=== What you are asked to do ===
Can you set down, exactly as they appear below, the lines from the opening of the material through the one bearing "(1158,358) -- (1158,752);", minus the pictures?

=== Data provided ===

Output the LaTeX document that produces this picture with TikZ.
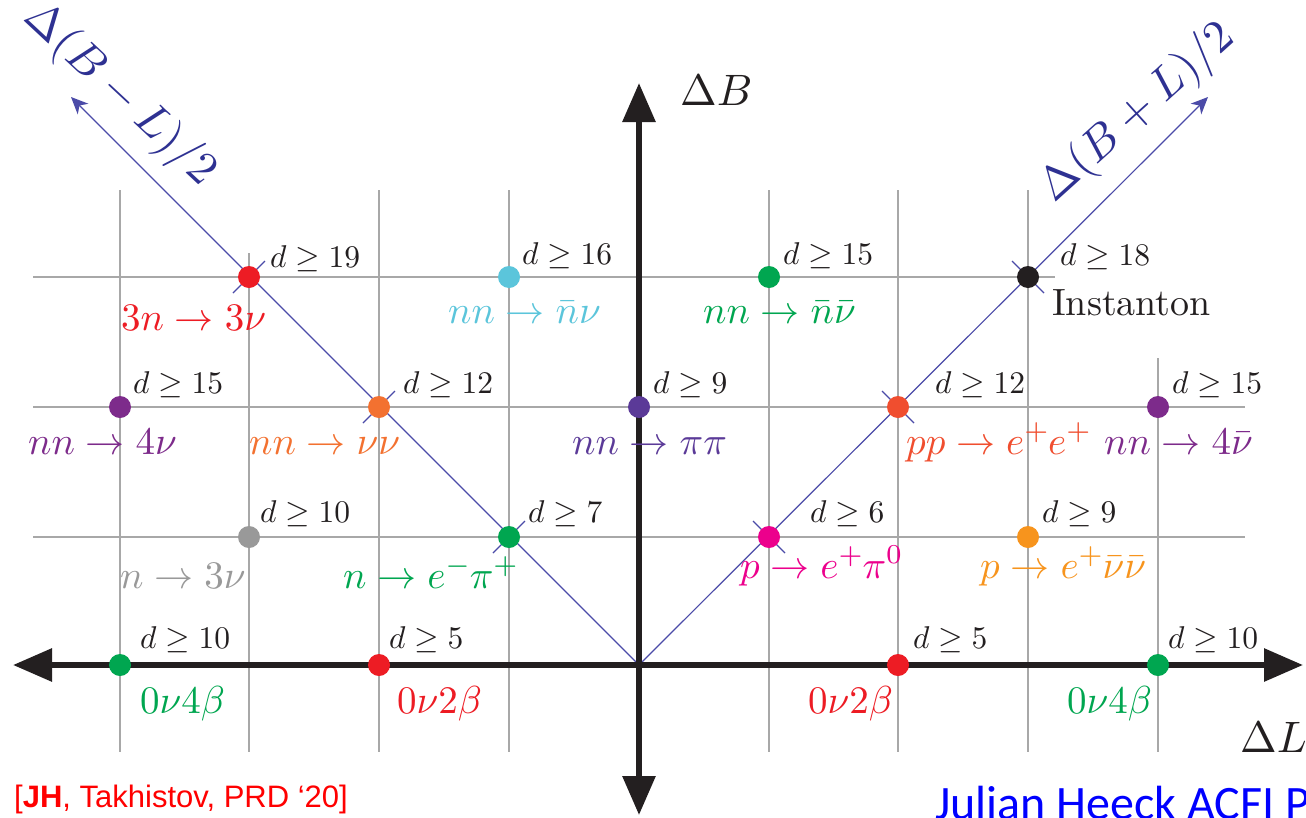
\documentclass[tikz,border=0pt]{standalone}
\usepackage{fontspec}
\usepackage{graphicx}
\usetikzlibrary{arrows.meta,calc}
\newfontfamily\citefont{Liberation Sans}
\newfontfamily\namefont{Carlito}
\definecolor{cRed}{HTML}{ED1C24}
\definecolor{cGreen}{HTML}{00A650}
\definecolor{cCyan}{HTML}{5BC5DB}
\definecolor{cPurple}{HTML}{7D2B8B}
\definecolor{cIndigo}{HTML}{5B3A98}
\definecolor{cOrange}{HTML}{F37130}
\definecolor{cRedOr}{HTML}{F04E2F}
\definecolor{cGray}{HTML}{999999}
\definecolor{cMag}{HTML}{EC008C}
\definecolor{cYel}{HTML}{F7941D}
\definecolor{diagblue}{HTML}{4B4BA8}
\definecolor{labblue}{HTML}{2E3192}
\definecolor{axblack}{HTML}{231F20}
\definecolor{gridgray}{HTML}{A8A8A8}
\definecolor{citered}{HTML}{FF0000}
\definecolor{nameblue}{HTML}{0000FF}
\newcommand\dtxt[1]{\scalebox{3.15}{$#1$}}
\newcommand\ptxt[1]{\scalebox{3.9}{$#1$}}
\newcommand\qtxt[1]{\scalebox{3.9}{$\scriptspace=0pt #1$}}
\newcommand\atxt[1]{\scalebox{4.4}{$#1$}}
\newcommand\gtxt[1]{\scalebox{4.6}{$#1$}}
\newcommand\sps[1]{^{\scriptscriptstyle #1}}
\begin{document}
\begin{tikzpicture}[x=1pt,y=-1pt,
  gridline/.style={draw=gridgray,line width=1.4pt},
  diag/.style={draw=diagblue,line width=1.2pt,-{Stealth[length=17pt,width=15pt,inset=5pt]}},
  tickmark/.style={draw=diagblue,line width=1.2pt},
  axisline/.style={draw=axblack,line width=6pt,{Triangle[length=39pt,width=32pt]}-{Triangle[length=39pt,width=32pt]}},
  dot/.style={circle,fill=#1,minimum size=22pt,inner sep=0pt},
  dlab/.style={anchor=base west,inner sep=0pt,text=axblack},
  plab/.style={anchor=base west,inner sep=0pt,text=#1},
  axlab/.style={anchor=base west,inner sep=0pt,text=axblack},
  dglab/.style={inner sep=0pt,text=labblue}
]
\useasboundingbox (0,0) rectangle (1306,817);
\fill[white] (0,0) rectangle (1306,817);

% grid
\draw[gridline] (33,277) -- (1055,277);
\draw[gridline] (33,407) -- (1245,407);
\draw[gridline] (33,537) -- (1245,537);
\foreach \x in {120,379,509,769,898,1028} \draw[gridline] (\x,190) -- (\x,752);
\draw[gridline] (249,253) -- (249,752);
\draw[gridline] (1158,358) -- (1158,752);

% coordinates
\coordinate (O) at (639,665);
\coordinate (tipL) at (71,97);
\coordinate (tipR) at (1208,97);
\coordinate (axW) at (13,665);
\coordinate (axE) at (1303,665);
\coordinate (axN) at (639,83);
\coordinate (axS) at (639,815);

% diagonals
\draw[diag] (O) -- (tipL);
\draw[diag] (O) -- (tipR);

% axes
\draw[axisline] (axW) -- (axE);
\draw[axisline] (axS) -- (axN);

% dot positions on the diagonals
\coordinate (a19) at (249,277);
\coordinate (a12) at (379,407);
\coordinate (a7)  at (509,537);
\coordinate (b6)  at (769,537);
\coordinate (b12) at (898,407);
\coordinate (b18) at (1028,277);

% ticks across diagonals (under the dots)
\foreach \n in {a19,a12,a7} \draw[tickmark] ($(\n)+(-16,16)$) -- ($(\n)+(16,-16)$);
\foreach \n in {b6,b12,b18} \draw[tickmark] ($(\n)+(-16,-16)$) -- ($(\n)+(16,16)$);

% dots
\node[dot=cRed]    (da19) at (a19) {};
\node[dot=cCyan]   (da16) at (509,277) {};
\node[dot=cGreen]  (db15) at (769,277) {};
\node[dot=axblack] (db18) at (b18) {};
\node[dot=cPurple] (da15) at (120,407) {};
\node[dot=cOrange] (da12) at (a12) {};
\node[dot=cIndigo] (dc9)  at (639,407) {};
\node[dot=cRedOr]  (db12) at (b12) {};
\node[dot=cPurple] (dc15) at (1158,407) {};
\node[dot=cGray]   (da10) at (249,537) {};
\node[dot=cGreen]  (da7)  at (a7) {};
\node[dot=cMag]    (db6)  at (b6) {};
\node[dot=cYel]    (db9)  at (1028,537) {};
\node[dot=cGreen]  (dl10) at (120,665) {};
\node[dot=cRed]    (dl5)  at (379,665) {};
\node[dot=cRed]    (dr5)  at (898,665) {};
\node[dot=cGreen]  (dr10) at (1158,665) {};

% d labels
\node[dlab] (ta19) at (270,267) {\dtxt{d\geq 19}};
\node[dlab] (ta16) at (522,264) {\dtxt{d\geq 16}};
\node[dlab] (tb15) at (783,264) {\dtxt{d\geq 15}};
\node[dlab] (tb18) at (1060,265) {\dtxt{d\geq 18}};
\node[dlab] (ta15) at (133,393) {\dtxt{d\geq 15}};
\node[dlab] (ta12) at (403,393) {\dtxt{d\geq 12}};
\node[dlab] (tc9)  at (653,393) {\dtxt{d\geq 9}};
\node[dlab] (tb12) at (935,393) {\dtxt{d\geq 12}};
\node[dlab] (tc15) at (1172,393) {\dtxt{d\geq 15}};
\node[dlab] (ta10) at (260,522) {\dtxt{d\geq 10}};
\node[dlab] (ta7)  at (528,522) {\dtxt{d\geq 7}};
\node[dlab] (tb6)  at (810,522) {\dtxt{d\geq 6}};
\node[dlab] (tb9)  at (1042,522) {\dtxt{d\geq 9}};
\node[dlab] (tl10) at (140,648) {\dtxt{d\geq 10}};
\node[dlab] (tl5)  at (389,648) {\dtxt{d\geq 5}};
\node[dlab] (tr5)  at (913,648) {\dtxt{d\geq 5}};
\node[dlab] (tr10) at (1168,648) {\dtxt{d\geq 10}};

% process labels
\node[plab=cRed]    (pa19) at (121,330) {\ptxt{3n\to 3\nu}};
\node[plab=cCyan]   (pa16) at (448,323) {\ptxt{nn\to \bar n\nu}};
\node[plab=cGreen]  (pb15) at (703,323) {\ptxt{nn\to \bar n\bar\nu}};
\node[anchor=base west,inner sep=0pt,text=axblack] (pb18) at (1052,315) {\scalebox{3.8}{Instanton}};
\node[plab=cPurple] (pa15) at (28,454) {\ptxt{nn\to 4\nu}};
\node[plab=cOrange] (pa12) at (249,454) {\ptxt{nn\to \nu\nu}};
\node[plab=cIndigo] (pc9)  at (572,454) {\ptxt{nn\to \pi\pi}};
\node[plab=cRedOr]  (pb12) at (906,454) {\qtxt{pp\to e^+e^+}};
\node[plab=cPurple] (pc15) at (1104,454) {\ptxt{nn\to 4\bar\nu}};
\node[plab=cGray]   (pa10) at (120,588) {\ptxt{n\to 3\nu}};
\node[plab=cGreen]  (pa7)  at (343,588) {\qtxt{n\to e^-\pi^+}};
\node[plab=cMag]    (pb6)  at (740,578) {\qtxt{p\to e^+\pi^0}};
\node[plab=cYel]    (pb9)  at (980,578) {\qtxt{p\to e^+\bar\nu\bar\nu}};
\node[plab=cGreen]  (pl10) at (140,713) {\ptxt{0\nu 4\beta}};
\node[plab=cRed]    (pl5)  at (397,713) {\ptxt{0\nu 2\beta}};
\node[plab=cRed]    (pr5)  at (808,713) {\ptxt{0\nu 2\beta}};
\node[plab=cGreen]  (pr10) at (1067,713) {\ptxt{0\nu 4\beta}};

% axis labels
\node[axlab] (labB) at (680,105) {\atxt{\Delta B}};
\node[axlab] (labL) at (1240,752) {\atxt{\Delta L}};
\node[dglab,rotate=-43] (labBmL) at (120,95) {\gtxt{\Delta(B-L)/2}};
\node[dglab,rotate=42] (labBpL) at (1138,113) {\gtxt{\Delta(B+L)/2}};

% footer texts
\node[anchor=base west,inner sep=0pt,text=citered,font=\citefont\fontsize{31}{36}\selectfont] (cite) at (14,807) {[\textbf{JH}, Takhistov, PRD ‘20]};
\node[anchor=base west,inner sep=0pt,text=nameblue,font=\namefont\fontsize{48}{54}\selectfont] (name) at (935,819) {Julian Heeck ACFI P};
\end{tikzpicture}
\end{document}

=== Answer for the task ===
Output the LaTeX document that produces this picture with TikZ.
\documentclass[tikz,border=0pt]{standalone}
\usepackage{fontspec}
\usepackage{graphicx}
\usetikzlibrary{arrows.meta,calc}
\newfontfamily\citefont{Liberation Sans}
\newfontfamily\namefont{Carlito}
\definecolor{cRed}{HTML}{ED1C24}
\definecolor{cGreen}{HTML}{00A650}
\definecolor{cCyan}{HTML}{5BC5DB}
\definecolor{cPurple}{HTML}{7D2B8B}
\definecolor{cIndigo}{HTML}{5B3A98}
\definecolor{cOrange}{HTML}{F37130}
\definecolor{cRedOr}{HTML}{F04E2F}
\definecolor{cGray}{HTML}{999999}
\definecolor{cMag}{HTML}{EC008C}
\definecolor{cYel}{HTML}{F7941D}
\definecolor{diagblue}{HTML}{4B4BA8}
\definecolor{labblue}{HTML}{2E3192}
\definecolor{axblack}{HTML}{231F20}
\definecolor{gridgray}{HTML}{A8A8A8}
\definecolor{citered}{HTML}{FF0000}
\definecolor{nameblue}{HTML}{0000FF}
\newcommand\dtxt[1]{\scalebox{3.15}{$#1$}}
\newcommand\ptxt[1]{\scalebox{3.9}{$#1$}}
\newcommand\qtxt[1]{\scalebox{3.9}{$\scriptspace=0pt #1$}}
\newcommand\atxt[1]{\scalebox{4.4}{$#1$}}
\newcommand\gtxt[1]{\scalebox{4.6}{$#1$}}
\newcommand\sps[1]{^{\scriptscriptstyle #1}}
\begin{document}
\begin{tikzpicture}[x=1pt,y=-1pt,
  gridline/.style={draw=gridgray,line width=1.4pt},
  diag/.style={draw=diagblue,line width=1.2pt,-{Stealth[length=17pt,width=15pt,inset=5pt]}},
  tickmark/.style={draw=diagblue,line width=1.2pt},
  axisline/.style={draw=axblack,line width=6pt,{Triangle[length=39pt,width=32pt]}-{Triangle[length=39pt,width=32pt]}},
  dot/.style={circle,fill=#1,minimum size=22pt,inner sep=0pt},
  dlab/.style={anchor=base west,inner sep=0pt,text=axblack},
  plab/.style={anchor=base west,inner sep=0pt,text=#1},
  axlab/.style={anchor=base west,inner sep=0pt,text=axblack},
  dglab/.style={inner sep=0pt,text=labblue}
]
\useasboundingbox (0,0) rectangle (1306,817);
\fill[white] (0,0) rectangle (1306,817);

% grid
\draw[gridline] (33,277) -- (1055,277);
\draw[gridline] (33,407) -- (1245,407);
\draw[gridline] (33,537) -- (1245,537);
\foreach \x in {120,379,509,769,898,1028} \draw[gridline] (\x,190) -- (\x,752);
\draw[gridline] (249,253) -- (249,752);
\draw[gridline] (1158,358) -- (1158,752);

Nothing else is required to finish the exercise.